* WHAT YOU WILL DO:
Tally the lines in the listing below that contain "this" and report the tally alone.
======== DATA LISTING ========
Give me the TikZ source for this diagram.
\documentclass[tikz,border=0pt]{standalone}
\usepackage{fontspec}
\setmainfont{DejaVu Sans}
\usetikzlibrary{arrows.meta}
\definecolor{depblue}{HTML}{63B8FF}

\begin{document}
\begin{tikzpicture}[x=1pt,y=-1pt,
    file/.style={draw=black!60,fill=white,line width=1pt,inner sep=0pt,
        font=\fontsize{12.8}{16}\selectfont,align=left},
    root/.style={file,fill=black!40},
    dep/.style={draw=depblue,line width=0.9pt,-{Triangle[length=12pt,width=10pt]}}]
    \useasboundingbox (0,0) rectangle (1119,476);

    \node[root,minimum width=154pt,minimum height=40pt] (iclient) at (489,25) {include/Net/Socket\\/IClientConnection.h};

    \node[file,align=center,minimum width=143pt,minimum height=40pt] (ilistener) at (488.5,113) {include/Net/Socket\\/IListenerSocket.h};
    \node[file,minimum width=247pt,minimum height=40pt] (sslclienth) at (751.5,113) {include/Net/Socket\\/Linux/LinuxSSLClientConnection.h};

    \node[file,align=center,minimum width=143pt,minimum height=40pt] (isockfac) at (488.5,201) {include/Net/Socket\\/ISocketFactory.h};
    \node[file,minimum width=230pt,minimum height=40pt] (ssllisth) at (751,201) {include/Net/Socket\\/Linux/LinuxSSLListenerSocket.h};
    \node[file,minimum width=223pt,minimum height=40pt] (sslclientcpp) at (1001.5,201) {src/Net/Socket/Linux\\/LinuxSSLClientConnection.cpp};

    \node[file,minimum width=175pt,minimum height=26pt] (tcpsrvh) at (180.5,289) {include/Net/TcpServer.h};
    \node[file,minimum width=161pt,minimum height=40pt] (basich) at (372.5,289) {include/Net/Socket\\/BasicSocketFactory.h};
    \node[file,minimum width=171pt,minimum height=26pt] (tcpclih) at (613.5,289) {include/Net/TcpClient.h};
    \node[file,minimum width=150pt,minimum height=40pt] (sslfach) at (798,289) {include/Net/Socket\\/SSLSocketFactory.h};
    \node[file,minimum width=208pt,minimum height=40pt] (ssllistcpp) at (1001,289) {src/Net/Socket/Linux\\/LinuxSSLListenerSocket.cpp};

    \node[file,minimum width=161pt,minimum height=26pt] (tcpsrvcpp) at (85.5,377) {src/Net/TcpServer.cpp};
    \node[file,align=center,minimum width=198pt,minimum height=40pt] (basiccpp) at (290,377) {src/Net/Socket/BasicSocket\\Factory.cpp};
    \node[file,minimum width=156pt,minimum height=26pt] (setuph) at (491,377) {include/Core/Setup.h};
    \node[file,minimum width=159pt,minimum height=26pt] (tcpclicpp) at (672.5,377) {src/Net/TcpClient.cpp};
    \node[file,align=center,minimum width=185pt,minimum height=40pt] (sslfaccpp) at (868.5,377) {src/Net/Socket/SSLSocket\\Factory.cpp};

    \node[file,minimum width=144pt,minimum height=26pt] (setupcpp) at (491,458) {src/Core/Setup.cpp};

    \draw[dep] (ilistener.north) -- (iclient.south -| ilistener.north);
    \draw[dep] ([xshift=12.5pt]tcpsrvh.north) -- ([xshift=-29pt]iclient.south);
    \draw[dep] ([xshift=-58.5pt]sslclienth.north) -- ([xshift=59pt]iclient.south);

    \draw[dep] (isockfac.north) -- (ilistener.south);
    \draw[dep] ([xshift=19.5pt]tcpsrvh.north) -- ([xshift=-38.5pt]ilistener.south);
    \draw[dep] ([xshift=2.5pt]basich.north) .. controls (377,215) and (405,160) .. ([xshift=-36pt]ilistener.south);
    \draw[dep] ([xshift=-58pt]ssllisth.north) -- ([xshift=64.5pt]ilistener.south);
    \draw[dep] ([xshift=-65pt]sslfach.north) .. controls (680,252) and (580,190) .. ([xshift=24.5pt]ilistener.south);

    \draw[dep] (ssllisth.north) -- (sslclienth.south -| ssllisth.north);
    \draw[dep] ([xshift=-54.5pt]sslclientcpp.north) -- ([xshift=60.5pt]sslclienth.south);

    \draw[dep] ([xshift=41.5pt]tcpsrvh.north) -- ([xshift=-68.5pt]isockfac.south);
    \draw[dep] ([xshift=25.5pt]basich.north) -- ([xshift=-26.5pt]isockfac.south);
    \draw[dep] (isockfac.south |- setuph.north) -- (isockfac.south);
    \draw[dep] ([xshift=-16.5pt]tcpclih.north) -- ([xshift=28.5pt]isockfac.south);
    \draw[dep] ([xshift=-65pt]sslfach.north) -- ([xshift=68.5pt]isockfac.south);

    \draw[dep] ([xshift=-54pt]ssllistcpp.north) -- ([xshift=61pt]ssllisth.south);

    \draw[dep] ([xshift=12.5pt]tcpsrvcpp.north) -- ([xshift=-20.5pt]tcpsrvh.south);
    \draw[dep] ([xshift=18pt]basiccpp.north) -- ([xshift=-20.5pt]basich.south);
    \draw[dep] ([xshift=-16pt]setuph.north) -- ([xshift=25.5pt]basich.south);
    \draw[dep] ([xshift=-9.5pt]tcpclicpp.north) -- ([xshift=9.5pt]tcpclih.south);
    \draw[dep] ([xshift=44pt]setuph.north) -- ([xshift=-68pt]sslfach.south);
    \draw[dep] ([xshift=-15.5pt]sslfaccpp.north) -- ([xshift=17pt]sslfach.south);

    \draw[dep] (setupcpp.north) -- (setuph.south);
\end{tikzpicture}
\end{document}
========
======== DATA LISTING ========
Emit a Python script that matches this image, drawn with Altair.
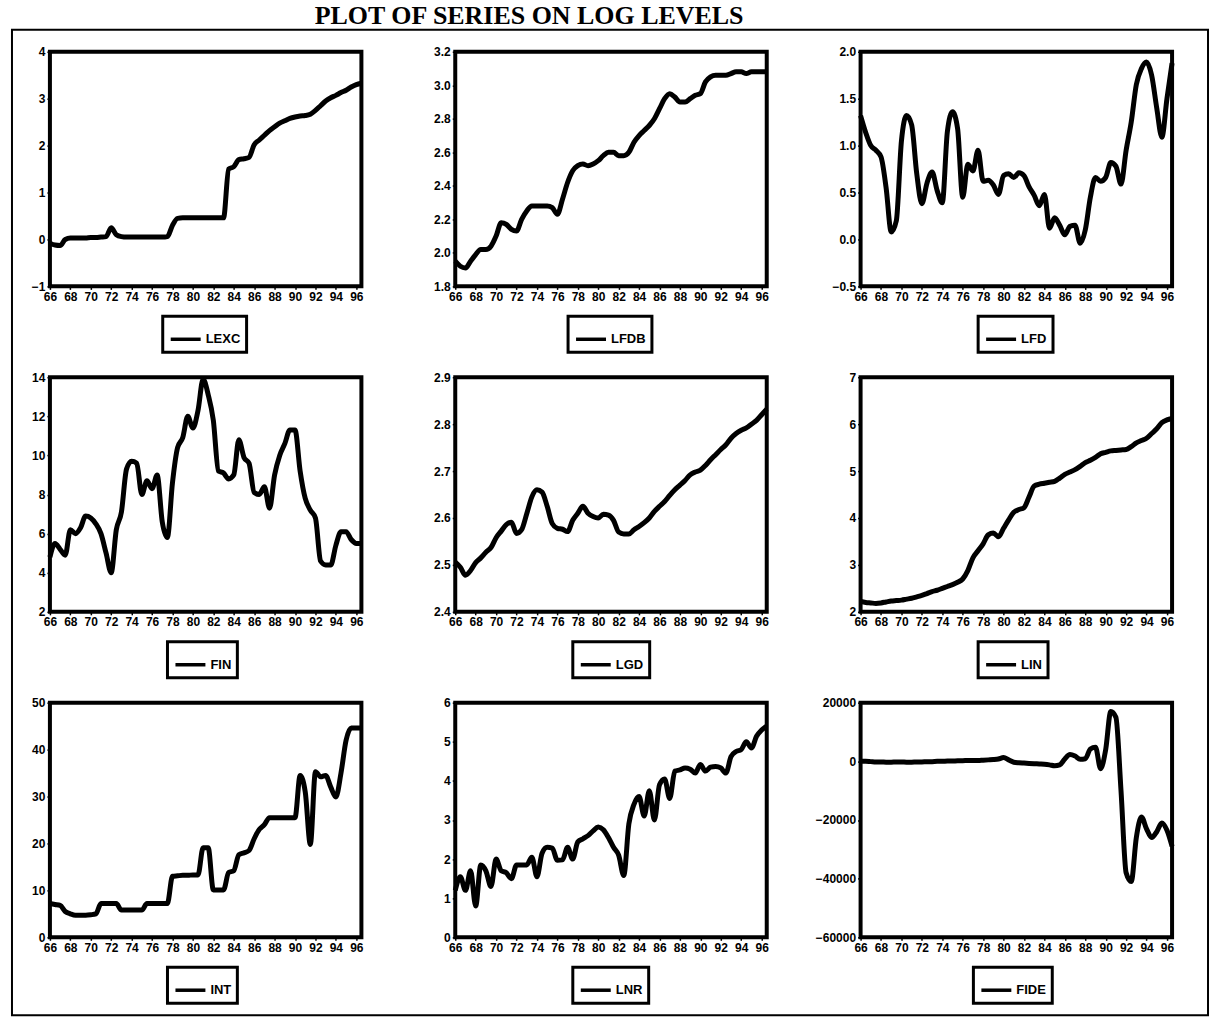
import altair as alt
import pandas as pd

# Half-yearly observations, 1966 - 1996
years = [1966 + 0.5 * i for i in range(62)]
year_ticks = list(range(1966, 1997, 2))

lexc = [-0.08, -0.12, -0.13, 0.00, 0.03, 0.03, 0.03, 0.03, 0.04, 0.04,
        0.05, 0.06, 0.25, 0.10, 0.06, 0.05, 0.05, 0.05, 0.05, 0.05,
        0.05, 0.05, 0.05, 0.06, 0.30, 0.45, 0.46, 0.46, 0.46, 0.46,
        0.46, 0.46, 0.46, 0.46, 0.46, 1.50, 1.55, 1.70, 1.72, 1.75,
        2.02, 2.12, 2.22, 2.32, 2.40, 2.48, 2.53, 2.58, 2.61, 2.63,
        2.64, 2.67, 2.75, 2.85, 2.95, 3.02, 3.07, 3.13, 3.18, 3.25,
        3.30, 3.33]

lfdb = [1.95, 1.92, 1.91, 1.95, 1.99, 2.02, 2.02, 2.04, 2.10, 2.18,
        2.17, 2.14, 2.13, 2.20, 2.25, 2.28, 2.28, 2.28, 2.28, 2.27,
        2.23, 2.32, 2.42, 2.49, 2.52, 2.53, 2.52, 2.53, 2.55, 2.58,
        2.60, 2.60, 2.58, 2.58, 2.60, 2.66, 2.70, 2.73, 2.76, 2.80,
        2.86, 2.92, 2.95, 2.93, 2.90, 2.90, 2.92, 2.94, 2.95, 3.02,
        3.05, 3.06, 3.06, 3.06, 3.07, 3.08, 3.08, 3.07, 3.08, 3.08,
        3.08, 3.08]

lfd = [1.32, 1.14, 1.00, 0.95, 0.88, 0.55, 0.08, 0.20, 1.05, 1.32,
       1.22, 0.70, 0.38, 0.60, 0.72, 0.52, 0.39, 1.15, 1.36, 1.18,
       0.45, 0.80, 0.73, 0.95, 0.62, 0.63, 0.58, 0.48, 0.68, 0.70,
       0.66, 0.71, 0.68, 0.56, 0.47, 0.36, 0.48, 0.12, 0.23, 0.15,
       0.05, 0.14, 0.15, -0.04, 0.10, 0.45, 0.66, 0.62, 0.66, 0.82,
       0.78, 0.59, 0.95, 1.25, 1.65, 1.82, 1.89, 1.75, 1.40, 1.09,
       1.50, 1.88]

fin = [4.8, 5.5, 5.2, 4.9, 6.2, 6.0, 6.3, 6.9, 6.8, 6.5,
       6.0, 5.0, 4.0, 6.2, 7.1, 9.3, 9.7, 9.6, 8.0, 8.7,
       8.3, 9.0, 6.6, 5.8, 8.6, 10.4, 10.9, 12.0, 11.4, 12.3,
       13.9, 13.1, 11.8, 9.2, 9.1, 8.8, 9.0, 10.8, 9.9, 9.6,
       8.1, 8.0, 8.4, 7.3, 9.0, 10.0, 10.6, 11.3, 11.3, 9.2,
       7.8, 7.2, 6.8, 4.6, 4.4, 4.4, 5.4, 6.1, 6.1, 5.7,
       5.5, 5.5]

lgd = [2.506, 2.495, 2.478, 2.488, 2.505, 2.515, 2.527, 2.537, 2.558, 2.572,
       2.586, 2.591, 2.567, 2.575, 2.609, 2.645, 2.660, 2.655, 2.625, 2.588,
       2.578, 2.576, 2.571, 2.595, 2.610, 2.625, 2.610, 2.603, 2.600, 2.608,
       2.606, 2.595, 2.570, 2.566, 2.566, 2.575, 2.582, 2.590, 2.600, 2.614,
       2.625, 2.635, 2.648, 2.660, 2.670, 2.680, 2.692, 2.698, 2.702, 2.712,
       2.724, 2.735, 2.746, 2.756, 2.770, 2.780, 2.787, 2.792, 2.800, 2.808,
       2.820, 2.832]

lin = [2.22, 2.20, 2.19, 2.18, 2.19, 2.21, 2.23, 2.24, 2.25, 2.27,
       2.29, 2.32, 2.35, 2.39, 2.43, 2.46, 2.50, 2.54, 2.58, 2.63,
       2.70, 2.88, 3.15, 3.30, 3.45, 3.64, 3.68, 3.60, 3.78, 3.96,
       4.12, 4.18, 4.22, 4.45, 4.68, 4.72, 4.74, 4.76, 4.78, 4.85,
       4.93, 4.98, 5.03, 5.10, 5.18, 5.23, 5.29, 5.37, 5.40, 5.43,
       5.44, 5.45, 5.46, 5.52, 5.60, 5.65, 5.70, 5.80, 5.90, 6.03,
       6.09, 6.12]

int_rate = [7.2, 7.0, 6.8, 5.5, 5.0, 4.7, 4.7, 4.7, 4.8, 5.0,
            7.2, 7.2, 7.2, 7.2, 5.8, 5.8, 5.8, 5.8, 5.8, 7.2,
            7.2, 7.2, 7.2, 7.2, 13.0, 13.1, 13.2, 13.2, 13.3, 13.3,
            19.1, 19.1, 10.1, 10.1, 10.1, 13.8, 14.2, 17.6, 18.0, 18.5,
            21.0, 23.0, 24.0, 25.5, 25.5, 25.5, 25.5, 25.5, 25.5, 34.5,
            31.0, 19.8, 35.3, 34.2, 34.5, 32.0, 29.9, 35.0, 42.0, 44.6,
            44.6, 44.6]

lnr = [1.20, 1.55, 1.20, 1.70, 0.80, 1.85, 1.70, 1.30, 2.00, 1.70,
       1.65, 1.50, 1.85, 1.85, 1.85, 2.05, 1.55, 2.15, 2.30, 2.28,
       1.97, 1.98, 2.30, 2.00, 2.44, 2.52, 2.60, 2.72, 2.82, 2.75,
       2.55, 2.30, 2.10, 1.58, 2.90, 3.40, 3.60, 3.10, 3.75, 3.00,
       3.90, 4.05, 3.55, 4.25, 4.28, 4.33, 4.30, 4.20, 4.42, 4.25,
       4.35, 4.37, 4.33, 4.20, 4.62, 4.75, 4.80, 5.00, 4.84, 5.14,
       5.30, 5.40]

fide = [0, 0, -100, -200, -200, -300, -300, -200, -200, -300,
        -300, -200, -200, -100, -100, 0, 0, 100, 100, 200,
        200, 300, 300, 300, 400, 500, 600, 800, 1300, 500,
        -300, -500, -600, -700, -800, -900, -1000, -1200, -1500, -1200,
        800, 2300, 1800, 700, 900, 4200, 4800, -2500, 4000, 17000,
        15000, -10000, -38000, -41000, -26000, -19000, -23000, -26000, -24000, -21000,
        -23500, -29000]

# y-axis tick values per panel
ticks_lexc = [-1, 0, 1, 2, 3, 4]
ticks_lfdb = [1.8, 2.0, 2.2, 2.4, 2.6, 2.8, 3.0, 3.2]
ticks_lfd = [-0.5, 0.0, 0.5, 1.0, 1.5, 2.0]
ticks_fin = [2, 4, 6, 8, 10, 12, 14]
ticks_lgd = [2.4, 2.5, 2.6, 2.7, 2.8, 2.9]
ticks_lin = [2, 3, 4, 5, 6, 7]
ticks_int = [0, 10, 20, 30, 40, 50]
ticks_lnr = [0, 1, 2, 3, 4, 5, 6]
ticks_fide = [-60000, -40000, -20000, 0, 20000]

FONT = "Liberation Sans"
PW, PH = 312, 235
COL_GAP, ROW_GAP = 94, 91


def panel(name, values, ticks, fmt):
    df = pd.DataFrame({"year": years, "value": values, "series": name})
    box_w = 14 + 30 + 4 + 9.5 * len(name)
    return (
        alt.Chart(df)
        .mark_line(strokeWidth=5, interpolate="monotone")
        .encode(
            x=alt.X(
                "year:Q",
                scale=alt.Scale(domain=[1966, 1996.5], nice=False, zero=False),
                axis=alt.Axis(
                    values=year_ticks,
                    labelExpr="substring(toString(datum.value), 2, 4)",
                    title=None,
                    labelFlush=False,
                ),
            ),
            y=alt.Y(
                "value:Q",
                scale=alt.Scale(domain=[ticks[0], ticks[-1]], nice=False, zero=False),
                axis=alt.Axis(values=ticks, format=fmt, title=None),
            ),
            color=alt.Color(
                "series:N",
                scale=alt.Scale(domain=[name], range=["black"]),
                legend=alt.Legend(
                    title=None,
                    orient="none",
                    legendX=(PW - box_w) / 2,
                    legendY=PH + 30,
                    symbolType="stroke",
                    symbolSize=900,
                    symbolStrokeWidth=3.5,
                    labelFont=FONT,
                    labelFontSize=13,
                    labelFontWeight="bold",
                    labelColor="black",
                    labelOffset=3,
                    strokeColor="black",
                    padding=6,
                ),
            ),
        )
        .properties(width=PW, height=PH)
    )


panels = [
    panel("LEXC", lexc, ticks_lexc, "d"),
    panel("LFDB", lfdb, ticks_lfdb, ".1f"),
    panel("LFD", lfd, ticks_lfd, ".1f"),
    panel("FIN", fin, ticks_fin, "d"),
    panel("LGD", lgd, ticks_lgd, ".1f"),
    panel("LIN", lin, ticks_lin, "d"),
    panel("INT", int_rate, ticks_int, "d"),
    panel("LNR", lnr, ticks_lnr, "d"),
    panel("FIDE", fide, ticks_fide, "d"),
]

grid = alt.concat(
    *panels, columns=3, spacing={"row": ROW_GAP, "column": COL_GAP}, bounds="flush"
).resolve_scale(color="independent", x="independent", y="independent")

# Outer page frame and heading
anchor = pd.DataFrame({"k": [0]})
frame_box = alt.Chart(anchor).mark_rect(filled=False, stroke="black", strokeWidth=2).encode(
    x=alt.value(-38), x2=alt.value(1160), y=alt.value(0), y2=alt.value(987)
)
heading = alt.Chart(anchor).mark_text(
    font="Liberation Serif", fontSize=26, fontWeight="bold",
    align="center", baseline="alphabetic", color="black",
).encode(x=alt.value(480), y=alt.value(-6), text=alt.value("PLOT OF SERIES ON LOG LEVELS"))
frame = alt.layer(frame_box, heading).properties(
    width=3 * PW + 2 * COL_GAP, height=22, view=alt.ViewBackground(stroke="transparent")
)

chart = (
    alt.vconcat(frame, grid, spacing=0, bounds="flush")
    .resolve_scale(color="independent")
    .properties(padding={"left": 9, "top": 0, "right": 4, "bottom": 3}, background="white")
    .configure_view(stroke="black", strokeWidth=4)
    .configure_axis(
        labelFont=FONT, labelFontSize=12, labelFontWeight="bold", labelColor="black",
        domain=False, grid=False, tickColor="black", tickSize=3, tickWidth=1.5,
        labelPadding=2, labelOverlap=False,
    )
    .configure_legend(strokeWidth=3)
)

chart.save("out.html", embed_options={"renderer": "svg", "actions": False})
========
* RESULT OF THE TASK:
2